Eurasia Mining Plc (“Eurasia” or the “Company”), the palladium, platinum, rhodium, iridium and gold producing company, is pleased to announce that it has entered into a securities purchase agreement for a private placement of 53,306,751 new ordinary shares of the Company (the “Placing Shares”).
And warrants (the “Warrants”) to purchase up to 53,306,751 ordinary shares (the “Warrant Shares”) to a single institutional investor at the market price of 26.5p per ordinary share and associated Warrant, for gross proceeds of £14,126,289, or approximately US$20m (not including any gross proceeds from the exercise of the Warrants), before deducting placement agent’s fees and offering expenses.

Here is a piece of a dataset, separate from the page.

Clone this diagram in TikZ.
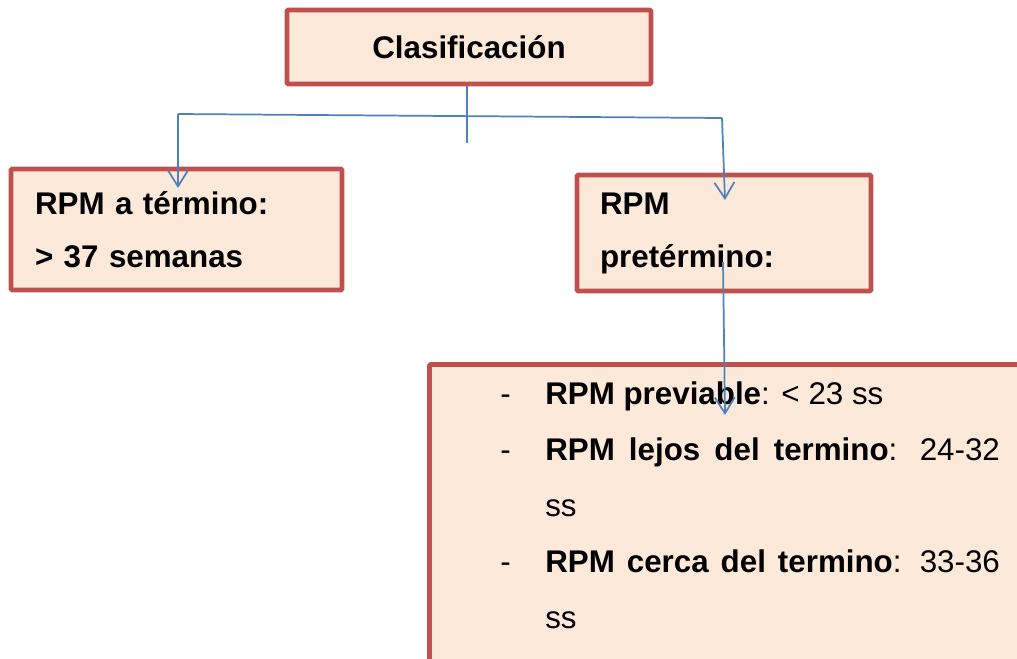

The Warrants have an exercise price of 26.5p per ordinary share and may be exercised at any time upon issuance and prior to the 3-year anniversary of the issuance date.
H.C. Wainwright & Co. is acting as the exclusive placement agent in the United States for this private placement.
The net proceeds of the placing are intended to be used primarily to finance the joint venture with Rosgeo (“Rosgeo JV”), as announced via RNS dated 26 March 2021. The Directors have decided to limit the financing to £14,126,289 to keep shareholder dilution to a minimum and to focus primarily on advancing certain Rosgeo JV projects to production via EPC and financing contracts with minimum equity injections.
The total number of ordinary shares to be issued pursuant to the private placement, and assuming exercise of all of the Warrants, is 106,613,502 new ordinary shares, which would represent approximately 3.72 per cent of the Company’s enlarged fully diluted share capital of 2,865,315,183 ordinary shares.
Application for Admission & Total Voting Rights
The Placing Shares and Warrant Shares will rank pari passu in all respects with the existing ordinary shares of 0.1p each in the capital of the Company. Application will be made to the London Stock Exchange for the Placing Shares to be admitted to trading on AIM (‘Admission’). It is expected that Admission and settlement of the private placement will occur on or about 25 May 2021.
As a result of the issue of the Placing Shares as described above, the issued share capital of the Company, with voting rights, will consist of 2,812,008,432 ordinary shares of 0.1p each, assuming no exercise of the Warrants. As the Company does not hold any shares in treasury, this figure may be used by shareholders in the Company as the denominator for the calculations by which they will determine if they are required to notify their interest in, or a change to their interest in, the share capital of the Company under the UK Disclosure Guidance and Transparency Rules.
Christian Schaffalitzky, Executive Chairman commented: “The Directors are delighted, that an institutional investor is providing finance at the market price of 26.5p without a discount to help us develop further new projects in the low-cost open pit mining district of Kola where, via Rosgeo JV, we have significantly advanced our presence in both PGM and battery metals. The Board is confident that this strategic financing allows us to take Rosgeo JV to the next level, while Eurasia and its advisers are focused on advancing our strategy as announced on 12 May 2021”.
James Nieuwenhuys, CEO commented: “We have deliberately kept shareholders’ dilution to a minimum, leveraging our track record of signing an EPC and financing contract with Sinosteel. My experience working for several leading EPC contractors including SNC-Lavalin, Bateman and XCEL Engineering & Management combined with our Director Tamerlan Abdikeev’s experience with Japanese EPC contractors, opens new doors. We are committed to our strategy of maximising the return for our shareholders while adding value to all our assets, including the ones within the scope of the Rosgeo JV”.